For buyers, that means the market offers more than one luxury lane. For sellers, it means polished presentation and finish level can have real influence, even if your home does not carry a historic narrative.

Recent Lake Bluff price bands

Looking at recent detached sales, a few practical bands stand out.

Around $900,000 to $1.1 million

This is the core detached-market band right now. Recent examples include 454 W Sheridan Place at $925,000, 510 Sunset Terrace at $1.0125 million, and 321 Vincent Court at $1.055 million.

These homes suggest that well-kept or updated detached homes can cross the $1 million line without being in the top estate tier. They are strong sales, but generally not trophy properties driven by rare land or shoreline.

About $1.2 million to $1.75 million

This is where property-specific advantages begin to matter more. Lot quality, east-side location, meaningful updates, and stronger design execution tend to separate homes in this range.

Examples include 175 Margate Court at $1.2 million, the low-$1.3 million sales on E Center and E Scranton, and 49 Green Bay Road at $1.725 million after extensive improvements. In this band, buyers appear to reward both setting and move-in-ready quality.

$3 million and above

This is the rarefied top tier. Recent closings around or above $3 million include 699 Bluff Road, 131 Moffett Road, and 735 Ravine Avenue.

These homes share scarce characteristics that are hard to duplicate, such as lakefront placement, large land parcels, ravine privacy, or notable architectural history. That is why the spread between upper-tier homes and the rest of the market can be so wide.

What sellers should know now

If you are preparing to sell in Lake Bluff, broad market averages are only the starting point. In a small luxury market, your best pricing lens is a tightly matched set of detached comparables in the same micro-area.

That is especially important because monthly data can swing in a small sample. MRED notes that one-month activity may look extreme, so trailing 12-month data and carefully selected comps usually provide a more reliable read than a single monthly median.

You also want to identify what your home’s premium story really is. In Lake Bluff, that might be ravine privacy, east-side walkability, lake proximity, acreage, architectural pedigree, or a design-forward renovation that makes the property feel turnkey.

For many sellers, presentation is part of value protection. When buyers are comparing homes with different strengths, details like staging, layout flow, lighting, color choices, and finish clarity can make it easier for them to see why your property belongs in a higher tier.

What buyers and move-up buyers should watch

If you are buying up in Lake Bluff, it helps to think beyond list price and square footage. Two homes may appear similar online, yet their long-term value outlook may differ because of lot setting, proximity to key village amenities, or the difficulty of reproducing what the property offers.

Pay close attention to whether the premium is tied to something scarce. Shoreline, ravine setting, larger estate land, and a strong location near the lake or downtown are usually more difficult to duplicate than cosmetic finishes alone.

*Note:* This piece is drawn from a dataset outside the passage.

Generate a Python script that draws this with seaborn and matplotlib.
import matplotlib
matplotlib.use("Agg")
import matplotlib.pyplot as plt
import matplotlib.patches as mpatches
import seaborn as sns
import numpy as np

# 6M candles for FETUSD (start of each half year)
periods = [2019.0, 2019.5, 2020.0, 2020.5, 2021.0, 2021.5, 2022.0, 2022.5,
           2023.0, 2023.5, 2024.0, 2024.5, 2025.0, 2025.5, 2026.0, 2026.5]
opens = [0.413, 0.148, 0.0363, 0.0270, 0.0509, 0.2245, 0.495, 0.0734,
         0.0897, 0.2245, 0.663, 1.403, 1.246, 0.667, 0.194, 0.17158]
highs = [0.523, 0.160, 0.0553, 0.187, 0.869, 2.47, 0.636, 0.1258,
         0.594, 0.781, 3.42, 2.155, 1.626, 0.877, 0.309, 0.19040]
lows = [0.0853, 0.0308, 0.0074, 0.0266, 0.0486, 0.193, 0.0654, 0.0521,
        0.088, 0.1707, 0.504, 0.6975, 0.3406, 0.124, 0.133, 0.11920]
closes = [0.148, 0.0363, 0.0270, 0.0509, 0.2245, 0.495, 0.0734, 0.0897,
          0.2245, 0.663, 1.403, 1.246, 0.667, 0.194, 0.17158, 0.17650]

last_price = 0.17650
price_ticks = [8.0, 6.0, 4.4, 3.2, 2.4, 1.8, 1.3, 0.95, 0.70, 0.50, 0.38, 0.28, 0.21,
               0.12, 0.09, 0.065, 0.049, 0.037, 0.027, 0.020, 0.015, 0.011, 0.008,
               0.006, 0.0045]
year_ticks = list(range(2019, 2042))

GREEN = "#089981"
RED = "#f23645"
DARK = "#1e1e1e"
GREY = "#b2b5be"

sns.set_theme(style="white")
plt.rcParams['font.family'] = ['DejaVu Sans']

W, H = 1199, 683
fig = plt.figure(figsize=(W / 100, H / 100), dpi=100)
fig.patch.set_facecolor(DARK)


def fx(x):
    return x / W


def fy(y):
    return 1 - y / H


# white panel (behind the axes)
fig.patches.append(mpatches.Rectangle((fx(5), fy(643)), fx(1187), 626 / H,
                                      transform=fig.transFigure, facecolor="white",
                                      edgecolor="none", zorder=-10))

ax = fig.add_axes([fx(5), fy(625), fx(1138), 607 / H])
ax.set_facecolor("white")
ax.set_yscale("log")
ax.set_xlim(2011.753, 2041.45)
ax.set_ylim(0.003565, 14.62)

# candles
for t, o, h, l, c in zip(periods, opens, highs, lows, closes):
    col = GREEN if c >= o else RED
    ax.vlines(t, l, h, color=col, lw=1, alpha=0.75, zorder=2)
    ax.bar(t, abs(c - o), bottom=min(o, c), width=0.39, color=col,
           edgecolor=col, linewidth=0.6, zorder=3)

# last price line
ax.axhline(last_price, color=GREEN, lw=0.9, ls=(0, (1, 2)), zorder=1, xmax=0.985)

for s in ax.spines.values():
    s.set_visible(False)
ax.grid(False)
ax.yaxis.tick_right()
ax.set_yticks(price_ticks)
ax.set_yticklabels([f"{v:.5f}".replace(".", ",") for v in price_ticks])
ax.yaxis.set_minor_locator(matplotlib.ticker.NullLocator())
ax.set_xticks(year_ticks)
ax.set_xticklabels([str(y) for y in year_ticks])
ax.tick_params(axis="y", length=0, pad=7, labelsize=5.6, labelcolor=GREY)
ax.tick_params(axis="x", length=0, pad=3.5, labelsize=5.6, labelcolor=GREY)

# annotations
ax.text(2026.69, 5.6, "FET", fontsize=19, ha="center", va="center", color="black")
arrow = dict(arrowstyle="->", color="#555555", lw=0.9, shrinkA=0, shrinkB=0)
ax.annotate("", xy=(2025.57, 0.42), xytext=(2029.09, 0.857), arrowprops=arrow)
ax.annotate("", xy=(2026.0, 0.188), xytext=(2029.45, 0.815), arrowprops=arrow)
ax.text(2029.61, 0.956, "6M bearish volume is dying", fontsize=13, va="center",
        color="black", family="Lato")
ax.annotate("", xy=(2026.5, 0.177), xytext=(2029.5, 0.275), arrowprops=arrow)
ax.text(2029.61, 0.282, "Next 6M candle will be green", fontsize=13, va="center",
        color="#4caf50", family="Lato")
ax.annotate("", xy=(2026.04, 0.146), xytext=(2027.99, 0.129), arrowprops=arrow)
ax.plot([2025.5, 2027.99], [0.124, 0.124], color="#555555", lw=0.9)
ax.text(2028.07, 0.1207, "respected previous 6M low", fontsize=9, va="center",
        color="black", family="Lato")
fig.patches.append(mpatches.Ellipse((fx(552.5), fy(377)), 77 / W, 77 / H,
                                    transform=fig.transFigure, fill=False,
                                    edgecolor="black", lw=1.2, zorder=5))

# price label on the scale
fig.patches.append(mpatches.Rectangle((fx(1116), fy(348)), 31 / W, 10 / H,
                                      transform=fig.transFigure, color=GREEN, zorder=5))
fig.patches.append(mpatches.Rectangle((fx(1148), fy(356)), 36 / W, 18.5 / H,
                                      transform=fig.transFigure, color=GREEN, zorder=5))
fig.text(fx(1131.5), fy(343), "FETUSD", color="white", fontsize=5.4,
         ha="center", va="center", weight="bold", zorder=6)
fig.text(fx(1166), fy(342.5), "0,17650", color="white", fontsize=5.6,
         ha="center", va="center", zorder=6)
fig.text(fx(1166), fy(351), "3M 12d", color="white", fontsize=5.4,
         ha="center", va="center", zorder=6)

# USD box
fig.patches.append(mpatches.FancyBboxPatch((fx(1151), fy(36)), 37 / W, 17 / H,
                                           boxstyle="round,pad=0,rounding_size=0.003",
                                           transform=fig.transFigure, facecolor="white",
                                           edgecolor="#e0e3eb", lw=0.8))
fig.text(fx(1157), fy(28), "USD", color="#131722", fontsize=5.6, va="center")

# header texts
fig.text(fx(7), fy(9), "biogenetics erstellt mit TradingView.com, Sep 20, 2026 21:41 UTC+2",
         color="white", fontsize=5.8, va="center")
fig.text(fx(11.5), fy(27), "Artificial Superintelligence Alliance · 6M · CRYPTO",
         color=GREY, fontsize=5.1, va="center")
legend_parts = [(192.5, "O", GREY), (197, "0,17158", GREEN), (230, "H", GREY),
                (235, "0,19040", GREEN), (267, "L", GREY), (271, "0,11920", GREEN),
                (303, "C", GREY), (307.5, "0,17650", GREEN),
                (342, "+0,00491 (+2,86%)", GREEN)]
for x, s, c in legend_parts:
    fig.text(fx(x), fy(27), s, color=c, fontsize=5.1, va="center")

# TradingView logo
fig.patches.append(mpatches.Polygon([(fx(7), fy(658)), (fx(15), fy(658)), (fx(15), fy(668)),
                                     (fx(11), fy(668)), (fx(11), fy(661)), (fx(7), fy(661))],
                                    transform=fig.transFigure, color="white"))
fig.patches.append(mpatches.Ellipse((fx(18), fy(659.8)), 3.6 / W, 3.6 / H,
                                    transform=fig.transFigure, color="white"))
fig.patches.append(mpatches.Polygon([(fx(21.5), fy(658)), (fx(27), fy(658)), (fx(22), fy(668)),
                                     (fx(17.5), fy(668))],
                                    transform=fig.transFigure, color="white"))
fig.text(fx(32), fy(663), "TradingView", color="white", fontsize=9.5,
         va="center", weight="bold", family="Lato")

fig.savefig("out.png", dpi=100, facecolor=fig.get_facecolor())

If you are considering a historic property, renovation potential deserves extra care. Lake Bluff’s preservation and landmark review rules can affect what may legally be changed, so part of the value equation is not just what the home is today, but what future updates are realistically allowed.

How to evaluate a Lake Bluff luxury home more accurately

A practical way to assess value is to look at a home through four lenses:

  • Property type: Use detached single-family comps only for detached luxury analysis.
  • Micro-location: Separate east-side, estate-area, lake-adjacent, and more interior village locations.
  • Site quality: Consider acreage, shoreline, ravine setting, privacy, and lot dimensions.
  • Condition and design: Weigh renovation depth, architectural significance, and overall presentation.

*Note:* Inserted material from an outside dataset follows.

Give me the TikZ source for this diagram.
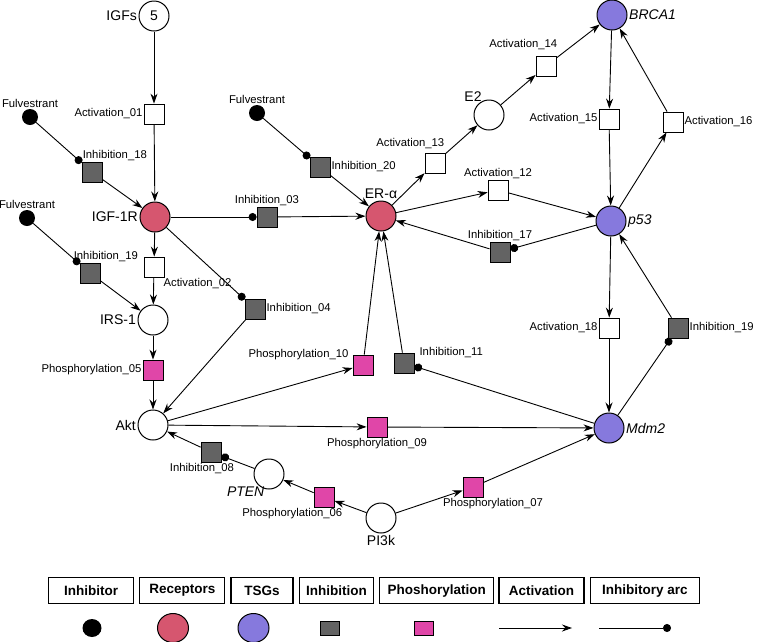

When you combine those factors, the market starts to make more sense. You stop asking, “What is the price per square foot?” and start asking, “What exactly is this home offering that another one cannot?”

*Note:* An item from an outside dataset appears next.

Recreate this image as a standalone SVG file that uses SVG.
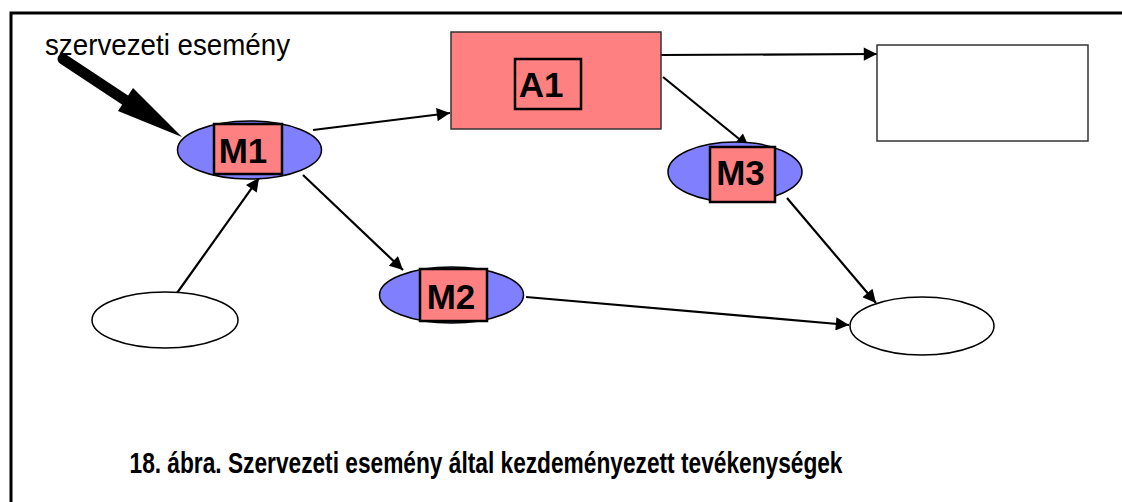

That shift usually leads to better decisions. It can help sellers avoid underpricing a unique property, and it can help buyers recognize when a premium is justified versus when it may be mostly cosmetic.

If you want a clearer read on where your home fits or what your next move should look like, a thoughtful local analysis makes all the difference. The Kim & Carleigh Team brings Lake Bluff market knowledge together with design-forward guidance to help you position, present, and evaluate luxury homes with confidence.

FAQs

What is considered a luxury home in Lake Bluff?

  • Based on recent detached sales and current detached pricing, the practical luxury starting point appears to be around $1 million, with estate and lake-influenced homes often reaching $1.7 million to $3 million or more.

Why do Lake Bluff home prices vary so much?

  • Prices can diverge sharply because Lake Bluff values are heavily influenced by lot size, lake proximity, ravine setting, east-side access, renovation quality, and architectural significance, not just interior square footage.

Should you use attached home sales to value a detached luxury home in Lake Bluff?

  • No. The attached segment is priced much lower than the detached market, so mixing those sales into a detached luxury analysis can produce misleading conclusions.

What features add the most value to a Lake Bluff luxury home?

  • Recent sales suggest the strongest value drivers include shoreline or lake proximity, acreage, ravine privacy, east-side location, meaningful renovation quality, and a distinctive architectural story.

How should sellers price a luxury home in Lake Bluff?

  • Sellers should rely on detached-only comparables, focus on the most similar micro-area, and look at trailing 12-month patterns rather than reacting too strongly to a single month of market data.

What should buyers know about historic homes in Lake Bluff?

  • Buyers should understand that village preservation and landmark review rules may affect renovation options, which can influence both future use and long-term resale strategy.